Die Generation der Zufriedenen
2. September 2015Die "Generation Mitte", das sind 35 Millionen Deutsche zwischen 30 und 59 Jahren. Sie sind die Leistungsträger der Gesellschaft - und mit ihrem Leben gerade ziemlich glücklich: 91 Prozent der 30- bis 59-Jährigen bewerten die allgemeine Lebensqualität als gut oder sehr gut. Der Druck zu Veränderungen ist gering, von Wirtschaft und Bundespolitik erwarten sie aber eigentlich mehr. Das geht aus einer Allensbach-Erhebung im Auftrag des Gesamtverbandes der Deutschen Versicherungswirtschaft hervor. "Es gibt wenige Länder auf der Welt, wo so viele die Lebensqualität positiv bewerten", sagte Allensbach-Meinungsforscherin Renate Köcher. Deutschland sei so anziehend, weil es stabil sei und ökonomisch prosperiere.

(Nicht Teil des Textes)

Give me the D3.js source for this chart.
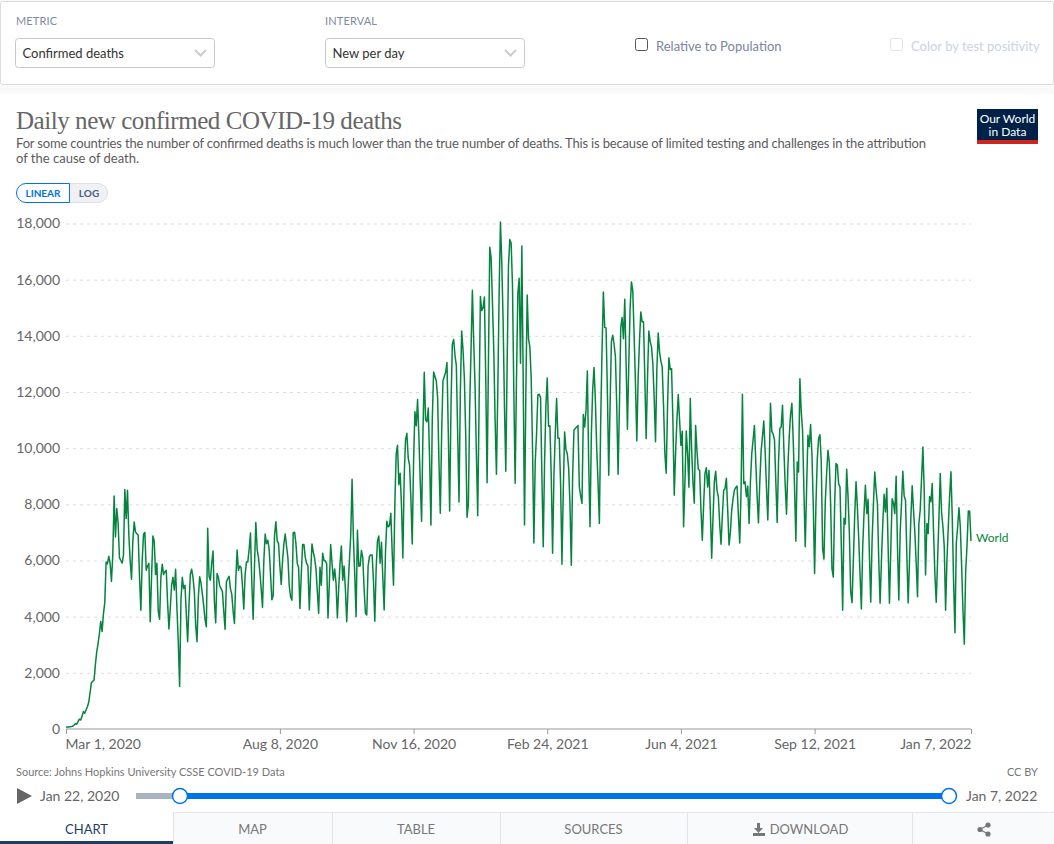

Das wirtschaftliche Umfeld schätzen zwei von drei der 1020 Befragten für ihre Generation als gut oder sehr gut ein. "Die Ängste um die Sicherheit des Arbeitsplatzes sind so gering, wie seit Jahrzehnten nicht mehr", sagte Köcher. Doch die Wirtschaft sei nicht der einzige Grund für die positive Stimmung. Auch die politische Stabilität trage viel dazu bei. Defizite sieht die "Generation Mitte" der Umfrage zufolge vor allem im Bildungssystem, in der Kriminalität und darin, dass man sich auf das Gesetz nicht verlassen könne. Sie wünscht sich vom Staat weniger Steuern und Abgaben, geringere Unterschiede zwischen arm und reich und eine bessere Vereinbarkeit von Familie und Beruf.
Angst vor dem Alter
Bei der Lebensqualität gibt es aber nach wie vor große Unterschiede zwischen den sozialen Schichten, die die Meinungsforscher anhand von Einkommen, Schulbildung und Beruf bilden. Das zeigt sich insbesondere bei der Bewertung der individuellen Lebensqualität: Gut drei Viertel (76 Prozent) bezeichnen sie als gut oder sehr gut. Aus der Gruppe der Befragten mit niedrigem sozioökonomischem Status bewertet aber nur knapp die Hälfte ihre Lebensqualität als gut oder sehr gut. Nur jeder Fünfte in der niedrigsten von drei sozioökonomischen Gruppen gibt an, sein Lebensstandard habe sich in den vergangenen fünf Jahren eher verbessert. In der reichsten Gruppe sind es 45 Prozent.
Fast die Hälfte der Befragten macht sich der Umfrage zufolge Sorgen, dass die Altersvorsorge nicht ausreicht. Auch hier blicken niedrige soziale Schichten pessimistischer in die Zukunft. Zugleich werde auch immer weniger vorgesorgt, sagte Köcher. Drei von vier Befragten gaben an, ihre finanzielle Zukunft gar nicht zu planen oder nur eine grobe Vorstellung davon zu haben. Nur 41 Prozent rechnen damit, von den hohen Vermögenswerten zu profitieren, die in den kommenden Jahren und Jahrzehnten vererbt werden. Fast die Hälfte von ihnen plant dieses Geld auch für den Lebensstandard im Alter fest ein. Die Summe werde aber nicht ausreichen um die Sorgen der "Generation Mitte" zu beseitigen. Lediglich jeder Zwanzigste der potenziellen künftigen Erben rechnet mit einem Nachlass von mehr als 300.000 Euro.
An der Spitze der Voraussetzungen für ein gutes Leben stehen der Umfrage zufolge ein gutes Bildungssystem (76 Prozent) , eine gute Gesundheitsversorgung (86 Prozent), Meinungsfreiheit (76 Prozent), eine gute Rechtssicherheit (73 Prozent) und politische Stabilität (67 Prozent).
So machen die 30- bis 59-Jährigen auch den nationalen Wohlstand nicht allein an der wirtschaftlichen Stärke fest: Als wichtigste Indikatoren nennen mehr als zwei Drittel den Lebensstandard im Alter, die Qualität des Bildungssystems, die Höhe der Arbeitslosigkeit, die Qualität der Gesundheitsversorgung und die Höhe der Unterschiede zwischen Arm und Reich.
Laut Statistik umfasst die "Generation Mitte" rund 35 Millionen Personen, die knapp zwei Drittel der Erwerbsbevölkerung stellen und 82 Prozent der steuerpflichtigen Einkünfte erwirtschaften.